Data block
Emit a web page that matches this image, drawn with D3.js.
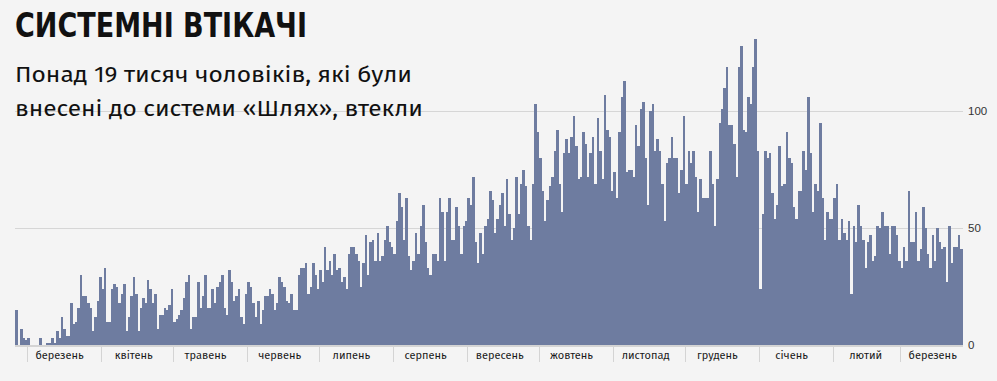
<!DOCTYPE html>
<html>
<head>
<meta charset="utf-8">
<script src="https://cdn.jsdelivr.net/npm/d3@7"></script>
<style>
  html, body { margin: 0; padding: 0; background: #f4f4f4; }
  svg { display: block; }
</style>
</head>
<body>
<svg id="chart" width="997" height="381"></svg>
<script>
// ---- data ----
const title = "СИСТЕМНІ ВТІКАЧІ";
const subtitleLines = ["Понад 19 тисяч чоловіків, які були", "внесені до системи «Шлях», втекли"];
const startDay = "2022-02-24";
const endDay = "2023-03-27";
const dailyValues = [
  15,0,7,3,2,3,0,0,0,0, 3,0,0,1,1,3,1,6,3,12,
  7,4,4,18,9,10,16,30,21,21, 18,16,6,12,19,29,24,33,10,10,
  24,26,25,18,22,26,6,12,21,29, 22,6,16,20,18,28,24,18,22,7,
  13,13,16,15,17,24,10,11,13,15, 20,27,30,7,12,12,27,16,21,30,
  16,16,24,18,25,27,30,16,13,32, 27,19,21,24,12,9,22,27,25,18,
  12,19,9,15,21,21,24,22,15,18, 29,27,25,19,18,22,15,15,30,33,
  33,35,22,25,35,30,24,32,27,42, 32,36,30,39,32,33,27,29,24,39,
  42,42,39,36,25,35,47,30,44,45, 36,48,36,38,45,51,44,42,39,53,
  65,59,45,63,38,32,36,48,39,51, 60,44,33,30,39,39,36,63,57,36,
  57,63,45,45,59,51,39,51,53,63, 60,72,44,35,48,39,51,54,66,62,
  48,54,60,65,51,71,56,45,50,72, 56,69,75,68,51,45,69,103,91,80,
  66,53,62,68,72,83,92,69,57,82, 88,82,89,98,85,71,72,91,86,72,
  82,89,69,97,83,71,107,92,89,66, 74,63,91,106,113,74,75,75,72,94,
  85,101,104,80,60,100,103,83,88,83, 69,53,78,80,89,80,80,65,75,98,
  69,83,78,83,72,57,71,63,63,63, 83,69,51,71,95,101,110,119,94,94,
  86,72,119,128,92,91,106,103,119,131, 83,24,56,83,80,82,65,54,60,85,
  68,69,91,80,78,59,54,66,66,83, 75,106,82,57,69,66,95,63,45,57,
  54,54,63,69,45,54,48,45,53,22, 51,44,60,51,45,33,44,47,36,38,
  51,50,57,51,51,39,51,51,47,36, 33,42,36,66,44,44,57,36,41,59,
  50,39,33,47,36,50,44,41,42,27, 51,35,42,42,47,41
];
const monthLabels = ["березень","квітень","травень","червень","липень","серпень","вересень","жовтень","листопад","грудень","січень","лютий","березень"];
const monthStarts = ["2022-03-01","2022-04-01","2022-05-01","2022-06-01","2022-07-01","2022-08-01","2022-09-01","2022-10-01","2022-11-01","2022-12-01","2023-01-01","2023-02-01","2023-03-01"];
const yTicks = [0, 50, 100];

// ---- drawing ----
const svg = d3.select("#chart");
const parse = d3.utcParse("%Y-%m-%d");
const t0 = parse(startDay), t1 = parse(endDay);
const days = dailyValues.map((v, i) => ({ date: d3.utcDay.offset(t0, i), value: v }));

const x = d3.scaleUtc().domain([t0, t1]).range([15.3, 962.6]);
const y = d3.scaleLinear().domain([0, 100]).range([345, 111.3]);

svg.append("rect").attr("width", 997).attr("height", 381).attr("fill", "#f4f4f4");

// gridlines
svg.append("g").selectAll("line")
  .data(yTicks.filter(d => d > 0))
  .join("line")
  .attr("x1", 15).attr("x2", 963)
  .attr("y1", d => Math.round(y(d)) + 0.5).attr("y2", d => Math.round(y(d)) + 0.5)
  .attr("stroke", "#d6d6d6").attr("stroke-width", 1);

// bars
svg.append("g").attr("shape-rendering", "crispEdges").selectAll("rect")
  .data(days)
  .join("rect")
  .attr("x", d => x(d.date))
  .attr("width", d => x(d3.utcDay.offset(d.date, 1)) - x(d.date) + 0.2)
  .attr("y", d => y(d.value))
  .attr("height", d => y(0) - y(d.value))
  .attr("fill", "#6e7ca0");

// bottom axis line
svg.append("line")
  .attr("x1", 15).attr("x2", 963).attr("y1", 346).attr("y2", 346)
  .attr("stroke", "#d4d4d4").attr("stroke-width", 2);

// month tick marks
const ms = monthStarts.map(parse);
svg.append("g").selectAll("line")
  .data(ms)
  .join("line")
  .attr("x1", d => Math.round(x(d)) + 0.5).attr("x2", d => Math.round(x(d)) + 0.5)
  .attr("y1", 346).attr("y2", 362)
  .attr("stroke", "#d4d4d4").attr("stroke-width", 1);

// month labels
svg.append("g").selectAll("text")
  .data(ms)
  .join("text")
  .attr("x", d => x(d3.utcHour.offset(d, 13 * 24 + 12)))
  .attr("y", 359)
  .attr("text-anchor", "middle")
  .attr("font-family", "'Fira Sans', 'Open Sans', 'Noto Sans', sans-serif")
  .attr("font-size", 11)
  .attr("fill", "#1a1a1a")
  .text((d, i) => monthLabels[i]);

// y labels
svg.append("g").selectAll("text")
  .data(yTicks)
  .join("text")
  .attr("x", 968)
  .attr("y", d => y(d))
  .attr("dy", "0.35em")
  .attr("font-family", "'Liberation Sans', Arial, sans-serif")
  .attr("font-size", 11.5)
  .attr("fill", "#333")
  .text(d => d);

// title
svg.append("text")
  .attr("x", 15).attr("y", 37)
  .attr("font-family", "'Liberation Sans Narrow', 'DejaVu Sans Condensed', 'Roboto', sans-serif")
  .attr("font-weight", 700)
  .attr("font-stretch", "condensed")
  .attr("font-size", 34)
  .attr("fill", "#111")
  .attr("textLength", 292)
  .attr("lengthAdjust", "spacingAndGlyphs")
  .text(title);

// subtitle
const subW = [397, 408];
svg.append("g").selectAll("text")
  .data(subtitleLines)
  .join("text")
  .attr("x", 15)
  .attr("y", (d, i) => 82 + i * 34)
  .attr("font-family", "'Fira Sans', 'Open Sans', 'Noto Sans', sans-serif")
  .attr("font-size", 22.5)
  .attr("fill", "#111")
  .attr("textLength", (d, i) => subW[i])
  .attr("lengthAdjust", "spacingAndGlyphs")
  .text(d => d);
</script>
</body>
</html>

Exercise instructions
Write out the material above again, word for word, minus its pictures.

Complete output
Emit a web page that matches this image, drawn with D3.js.
<!DOCTYPE html>
<html>
<head>
<meta charset="utf-8">
<script src="https://cdn.jsdelivr.net/npm/d3@7"></script>
<style>
  html, body { margin: 0; padding: 0; background: #f4f4f4; }
  svg { display: block; }
</style>
</head>
<body>
<svg id="chart" width="997" height="381"></svg>
<script>
// ---- data ----
const title = "СИСТЕМНІ ВТІКАЧІ";
const subtitleLines = ["Понад 19 тисяч чоловіків, які були", "внесені до системи «Шлях», втекли"];
const startDay = "2022-02-24";
const endDay = "2023-03-27";
const dailyValues = [
  15,0,7,3,2,3,0,0,0,0, 3,0,0,1,1,3,1,6,3,12,
  7,4,4,18,9,10,16,30,21,21, 18,16,6,12,19,29,24,33,10,10,
  24,26,25,18,22,26,6,12,21,29, 22,6,16,20,18,28,24,18,22,7,
  13,13,16,15,17,24,10,11,13,15, 20,27,30,7,12,12,27,16,21,30,
  16,16,24,18,25,27,30,16,13,32, 27,19,21,24,12,9,22,27,25,18,
  12,19,9,15,21,21,24,22,15,18, 29,27,25,19,18,22,15,15,30,33,
  33,35,22,25,35,30,24,32,27,42, 32,36,30,39,32,33,27,29,24,39,
  42,42,39,36,25,35,47,30,44,45, 36,48,36,38,45,51,44,42,39,53,
  65,59,45,63,38,32,36,48,39,51, 60,44,33,30,39,39,36,63,57,36,
  57,63,45,45,59,51,39,51,53,63, 60,72,44,35,48,39,51,54,66,62,
  48,54,60,65,51,71,56,45,50,72, 56,69,75,68,51,45,69,103,91,80,
  66,53,62,68,72,83,92,69,57,82, 88,82,89,98,85,71,72,91,86,72,
  82,89,69,97,83,71,107,92,89,66, 74,63,91,106,113,74,75,75,72,94,
  85,101,104,80,60,100,103,83,88,83, 69,53,78,80,89,80,80,65,75,98,
  69,83,78,83,72,57,71,63,63,63, 83,69,51,71,95,101,110,119,94,94,
  86,72,119,128,92,91,106,103,119,131, 83,24,56,83,80,82,65,54,60,85,
  68,69,91,80,78,59,54,66,66,83, 75,106,82,57,69,66,95,63,45,57,
  54,54,63,69,45,54,48,45,53,22, 51,44,60,51,45,33,44,47,36,38,
  51,50,57,51,51,39,51,51,47,36, 33,42,36,66,44,44,57,36,41,59,
  50,39,33,47,36,50,44,41,42,27, 51,35,42,42,47,41
];
const monthLabels = ["березень","квітень","травень","червень","липень","серпень","вересень","жовтень","листопад","грудень","січень","лютий","березень"];
const monthStarts = ["2022-03-01","2022-04-01","2022-05-01","2022-06-01","2022-07-01","2022-08-01","2022-09-01","2022-10-01","2022-11-01","2022-12-01","2023-01-01","2023-02-01","2023-03-01"];
const yTicks = [0, 50, 100];

// ---- drawing ----
const svg = d3.select("#chart");
const parse = d3.utcParse("%Y-%m-%d");
const t0 = parse(startDay), t1 = parse(endDay);
const days = dailyValues.map((v, i) => ({ date: d3.utcDay.offset(t0, i), value: v }));

const x = d3.scaleUtc().domain([t0, t1]).range([15.3, 962.6]);
const y = d3.scaleLinear().domain([0, 100]).range([345, 111.3]);

svg.append("rect").attr("width", 997).attr("height", 381).attr("fill", "#f4f4f4");

// gridlines
svg.append("g").selectAll("line")
  .data(yTicks.filter(d => d > 0))
  .join("line")
  .attr("x1", 15).attr("x2", 963)
  .attr("y1", d => Math.round(y(d)) + 0.5).attr("y2", d => Math.round(y(d)) + 0.5)
  .attr("stroke", "#d6d6d6").attr("stroke-width", 1);

// bars
svg.append("g").attr("shape-rendering", "crispEdges").selectAll("rect")
  .data(days)
  .join("rect")
  .attr("x", d => x(d.date))
  .attr("width", d => x(d3.utcDay.offset(d.date, 1)) - x(d.date) + 0.2)
  .attr("y", d => y(d.value))
  .attr("height", d => y(0) - y(d.value))
  .attr("fill", "#6e7ca0");

// bottom axis line
svg.append("line")
  .attr("x1", 15).attr("x2", 963).attr("y1", 346).attr("y2", 346)
  .attr("stroke", "#d4d4d4").attr("stroke-width", 2);

// month tick marks
const ms = monthStarts.map(parse);
svg.append("g").selectAll("line")
  .data(ms)
  .join("line")
  .attr("x1", d => Math.round(x(d)) + 0.5).attr("x2", d => Math.round(x(d)) + 0.5)
  .attr("y1", 346).attr("y2", 362)
  .attr("stroke", "#d4d4d4").attr("stroke-width", 1);

// month labels
svg.append("g").selectAll("text")
  .data(ms)
  .join("text")
  .attr("x", d => x(d3.utcHour.offset(d, 13 * 24 + 12)))
  .attr("y", 359)
  .attr("text-anchor", "middle")
  .attr("font-family", "'Fira Sans', 'Open Sans', 'Noto Sans', sans-serif")
  .attr("font-size", 11)
  .attr("fill", "#1a1a1a")
  .text((d, i) => monthLabels[i]);

// y labels
svg.append("g").selectAll("text")
  .data(yTicks)
  .join("text")
  .attr("x", 968)
  .attr("y", d => y(d))
  .attr("dy", "0.35em")
  .attr("font-family", "'Liberation Sans', Arial, sans-serif")
  .attr("font-size", 11.5)
  .attr("fill", "#333")
  .text(d => d);

// title
svg.append("text")
  .attr("x", 15).attr("y", 37)
  .attr("font-family", "'Liberation Sans Narrow', 'DejaVu Sans Condensed', 'Roboto', sans-serif")
  .attr("font-weight", 700)
  .attr("font-stretch", "condensed")
  .attr("font-size", 34)
  .attr("fill", "#111")
  .attr("textLength", 292)
  .attr("lengthAdjust", "spacingAndGlyphs")
  .text(title);

// subtitle
const subW = [397, 408];
svg.append("g").selectAll("text")
  .data(subtitleLines)
  .join("text")
  .attr("x", 15)
  .attr("y", (d, i) => 82 + i * 34)
  .attr("font-family", "'Fira Sans', 'Open Sans', 'Noto Sans', sans-serif")
  .attr("font-size", 22.5)
  .attr("fill", "#111")
  .attr("textLength", (d, i) => subW[i])
  .attr("lengthAdjust", "spacingAndGlyphs")
  .text(d => d);
</script>
</body>
</html>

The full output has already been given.